→ **Given task**
Transcribe the material word for word, but without the images.

------------------------------

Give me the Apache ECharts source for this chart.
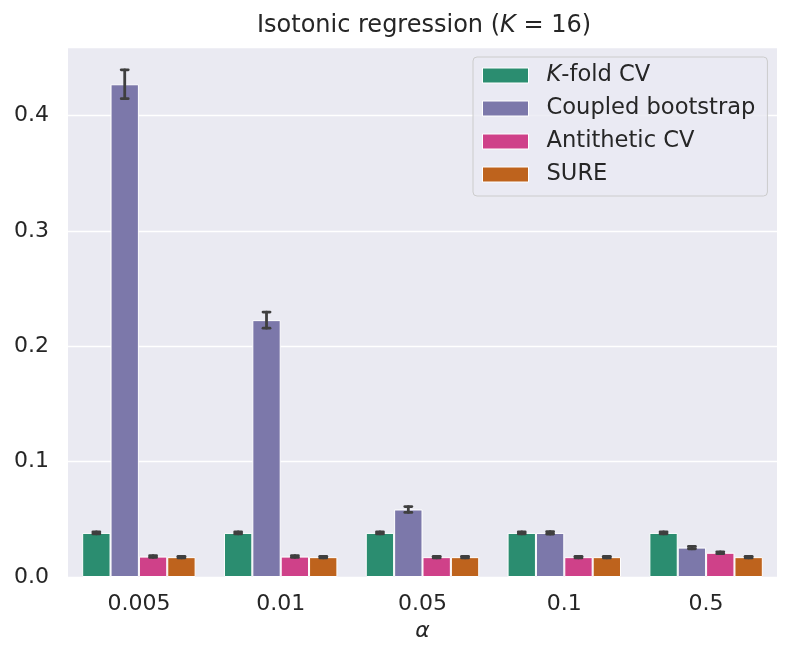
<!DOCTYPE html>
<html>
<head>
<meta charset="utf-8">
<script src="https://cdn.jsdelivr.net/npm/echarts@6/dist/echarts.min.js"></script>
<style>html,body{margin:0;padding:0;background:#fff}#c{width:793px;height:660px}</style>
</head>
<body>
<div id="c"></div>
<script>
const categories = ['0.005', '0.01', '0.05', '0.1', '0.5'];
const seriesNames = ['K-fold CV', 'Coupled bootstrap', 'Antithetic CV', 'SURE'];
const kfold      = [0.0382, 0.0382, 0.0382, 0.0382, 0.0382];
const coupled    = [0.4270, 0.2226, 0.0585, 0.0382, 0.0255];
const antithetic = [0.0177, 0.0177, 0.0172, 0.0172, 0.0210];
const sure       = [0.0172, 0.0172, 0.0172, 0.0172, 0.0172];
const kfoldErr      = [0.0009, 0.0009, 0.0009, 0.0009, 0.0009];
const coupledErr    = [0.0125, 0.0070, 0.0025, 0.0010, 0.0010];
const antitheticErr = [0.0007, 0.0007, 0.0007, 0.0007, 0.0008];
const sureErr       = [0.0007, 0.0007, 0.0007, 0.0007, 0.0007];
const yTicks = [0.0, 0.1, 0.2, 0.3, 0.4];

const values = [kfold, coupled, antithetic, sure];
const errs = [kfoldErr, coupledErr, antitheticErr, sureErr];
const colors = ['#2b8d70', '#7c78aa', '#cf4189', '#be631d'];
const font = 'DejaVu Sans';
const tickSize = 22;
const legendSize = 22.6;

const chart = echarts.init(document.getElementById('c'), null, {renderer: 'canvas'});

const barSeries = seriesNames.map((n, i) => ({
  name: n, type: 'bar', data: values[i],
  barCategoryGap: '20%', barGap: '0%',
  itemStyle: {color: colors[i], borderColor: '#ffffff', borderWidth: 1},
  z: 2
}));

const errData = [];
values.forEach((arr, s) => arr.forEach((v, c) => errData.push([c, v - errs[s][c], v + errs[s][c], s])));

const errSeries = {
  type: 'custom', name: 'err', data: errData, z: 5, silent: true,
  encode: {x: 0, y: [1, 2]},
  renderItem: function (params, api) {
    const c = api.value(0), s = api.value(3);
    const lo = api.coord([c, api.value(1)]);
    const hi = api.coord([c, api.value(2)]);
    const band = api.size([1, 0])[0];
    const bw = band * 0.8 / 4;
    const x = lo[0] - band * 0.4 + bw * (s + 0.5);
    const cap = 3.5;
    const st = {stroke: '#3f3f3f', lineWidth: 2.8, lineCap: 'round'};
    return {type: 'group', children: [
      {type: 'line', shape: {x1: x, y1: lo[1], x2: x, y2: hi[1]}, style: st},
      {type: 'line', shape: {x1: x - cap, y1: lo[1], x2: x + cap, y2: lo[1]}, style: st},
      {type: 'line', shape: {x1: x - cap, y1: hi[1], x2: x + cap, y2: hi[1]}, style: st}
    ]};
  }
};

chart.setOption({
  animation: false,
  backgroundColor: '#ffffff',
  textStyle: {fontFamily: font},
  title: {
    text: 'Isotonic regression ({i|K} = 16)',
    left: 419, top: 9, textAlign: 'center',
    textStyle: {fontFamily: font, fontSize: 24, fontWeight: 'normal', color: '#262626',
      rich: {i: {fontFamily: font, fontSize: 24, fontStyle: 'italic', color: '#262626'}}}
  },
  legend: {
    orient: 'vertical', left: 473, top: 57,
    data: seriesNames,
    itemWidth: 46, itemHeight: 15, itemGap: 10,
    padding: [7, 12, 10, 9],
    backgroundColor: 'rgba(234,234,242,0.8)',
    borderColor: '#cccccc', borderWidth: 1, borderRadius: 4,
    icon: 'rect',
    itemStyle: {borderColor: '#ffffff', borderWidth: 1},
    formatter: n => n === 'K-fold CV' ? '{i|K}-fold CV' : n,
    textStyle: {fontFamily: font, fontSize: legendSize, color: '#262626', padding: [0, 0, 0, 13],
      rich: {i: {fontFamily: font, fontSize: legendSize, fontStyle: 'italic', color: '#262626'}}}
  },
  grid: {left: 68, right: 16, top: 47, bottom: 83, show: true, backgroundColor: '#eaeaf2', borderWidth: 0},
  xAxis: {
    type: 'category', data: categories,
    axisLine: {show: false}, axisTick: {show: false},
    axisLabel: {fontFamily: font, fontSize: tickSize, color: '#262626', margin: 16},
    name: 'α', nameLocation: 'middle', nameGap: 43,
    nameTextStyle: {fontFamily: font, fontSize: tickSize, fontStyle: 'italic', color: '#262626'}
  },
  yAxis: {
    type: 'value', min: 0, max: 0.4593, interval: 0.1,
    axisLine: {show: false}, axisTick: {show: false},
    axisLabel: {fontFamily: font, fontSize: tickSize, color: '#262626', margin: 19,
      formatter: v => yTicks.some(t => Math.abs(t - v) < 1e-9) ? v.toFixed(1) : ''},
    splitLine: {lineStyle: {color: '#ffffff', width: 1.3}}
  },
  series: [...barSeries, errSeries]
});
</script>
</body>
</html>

------------------------------

→ **The solution**
Give me the Apache ECharts source for this chart.
<!DOCTYPE html>
<html>
<head>
<meta charset="utf-8">
<script src="https://cdn.jsdelivr.net/npm/echarts@6/dist/echarts.min.js"></script>
<style>html,body{margin:0;padding:0;background:#fff}#c{width:793px;height:660px}</style>
</head>
<body>
<div id="c"></div>
<script>
const categories = ['0.005', '0.01', '0.05', '0.1', '0.5'];
const seriesNames = ['K-fold CV', 'Coupled bootstrap', 'Antithetic CV', 'SURE'];
const kfold      = [0.0382, 0.0382, 0.0382, 0.0382, 0.0382];
const coupled    = [0.4270, 0.2226, 0.0585, 0.0382, 0.0255];
const antithetic = [0.0177, 0.0177, 0.0172, 0.0172, 0.0210];
const sure       = [0.0172, 0.0172, 0.0172, 0.0172, 0.0172];
const kfoldErr      = [0.0009, 0.0009, 0.0009, 0.0009, 0.0009];
const coupledErr    = [0.0125, 0.0070, 0.0025, 0.0010, 0.0010];
const antitheticErr = [0.0007, 0.0007, 0.0007, 0.0007, 0.0008];
const sureErr       = [0.0007, 0.0007, 0.0007, 0.0007, 0.0007];
const yTicks = [0.0, 0.1, 0.2, 0.3, 0.4];

const values = [kfold, coupled, antithetic, sure];
const errs = [kfoldErr, coupledErr, antitheticErr, sureErr];
const colors = ['#2b8d70', '#7c78aa', '#cf4189', '#be631d'];
const font = 'DejaVu Sans';
const tickSize = 22;
const legendSize = 22.6;

const chart = echarts.init(document.getElementById('c'), null, {renderer: 'canvas'});

const barSeries = seriesNames.map((n, i) => ({
  name: n, type: 'bar', data: values[i],
  barCategoryGap: '20%', barGap: '0%',
  itemStyle: {color: colors[i], borderColor: '#ffffff', borderWidth: 1},
  z: 2
}));

const errData = [];
values.forEach((arr, s) => arr.forEach((v, c) => errData.push([c, v - errs[s][c], v + errs[s][c], s])));

const errSeries = {
  type: 'custom', name: 'err', data: errData, z: 5, silent: true,
  encode: {x: 0, y: [1, 2]},
  renderItem: function (params, api) {
    const c = api.value(0), s = api.value(3);
    const lo = api.coord([c, api.value(1)]);
    const hi = api.coord([c, api.value(2)]);
    const band = api.size([1, 0])[0];
    const bw = band * 0.8 / 4;
    const x = lo[0] - band * 0.4 + bw * (s + 0.5);
    const cap = 3.5;
    const st = {stroke: '#3f3f3f', lineWidth: 2.8, lineCap: 'round'};
    return {type: 'group', children: [
      {type: 'line', shape: {x1: x, y1: lo[1], x2: x, y2: hi[1]}, style: st},
      {type: 'line', shape: {x1: x - cap, y1: lo[1], x2: x + cap, y2: lo[1]}, style: st},
      {type: 'line', shape: {x1: x - cap, y1: hi[1], x2: x + cap, y2: hi[1]}, style: st}
    ]};
  }
};

chart.setOption({
  animation: false,
  backgroundColor: '#ffffff',
  textStyle: {fontFamily: font},
  title: {
    text: 'Isotonic regression ({i|K} = 16)',
    left: 419, top: 9, textAlign: 'center',
    textStyle: {fontFamily: font, fontSize: 24, fontWeight: 'normal', color: '#262626',
      rich: {i: {fontFamily: font, fontSize: 24, fontStyle: 'italic', color: '#262626'}}}
  },
  legend: {
    orient: 'vertical', left: 473, top: 57,
    data: seriesNames,
    itemWidth: 46, itemHeight: 15, itemGap: 10,
    padding: [7, 12, 10, 9],
    backgroundColor: 'rgba(234,234,242,0.8)',
    borderColor: '#cccccc', borderWidth: 1, borderRadius: 4,
    icon: 'rect',
    itemStyle: {borderColor: '#ffffff', borderWidth: 1},
    formatter: n => n === 'K-fold CV' ? '{i|K}-fold CV' : n,
    textStyle: {fontFamily: font, fontSize: legendSize, color: '#262626', padding: [0, 0, 0, 13],
      rich: {i: {fontFamily: font, fontSize: legendSize, fontStyle: 'italic', color: '#262626'}}}
  },
  grid: {left: 68, right: 16, top: 47, bottom: 83, show: true, backgroundColor: '#eaeaf2', borderWidth: 0},
  xAxis: {
    type: 'category', data: categories,
    axisLine: {show: false}, axisTick: {show: false},
    axisLabel: {fontFamily: font, fontSize: tickSize, color: '#262626', margin: 16},
    name: 'α', nameLocation: 'middle', nameGap: 43,
    nameTextStyle: {fontFamily: font, fontSize: tickSize, fontStyle: 'italic', color: '#262626'}
  },
  yAxis: {
    type: 'value', min: 0, max: 0.4593, interval: 0.1,
    axisLine: {show: false}, axisTick: {show: false},
    axisLabel: {fontFamily: font, fontSize: tickSize, color: '#262626', margin: 19,
      formatter: v => yTicks.some(t => Math.abs(t - v) < 1e-9) ? v.toFixed(1) : ''},
    splitLine: {lineStyle: {color: '#ffffff', width: 1.3}}
  },
  series: [...barSeries, errSeries]
});
</script>
</body>
</html>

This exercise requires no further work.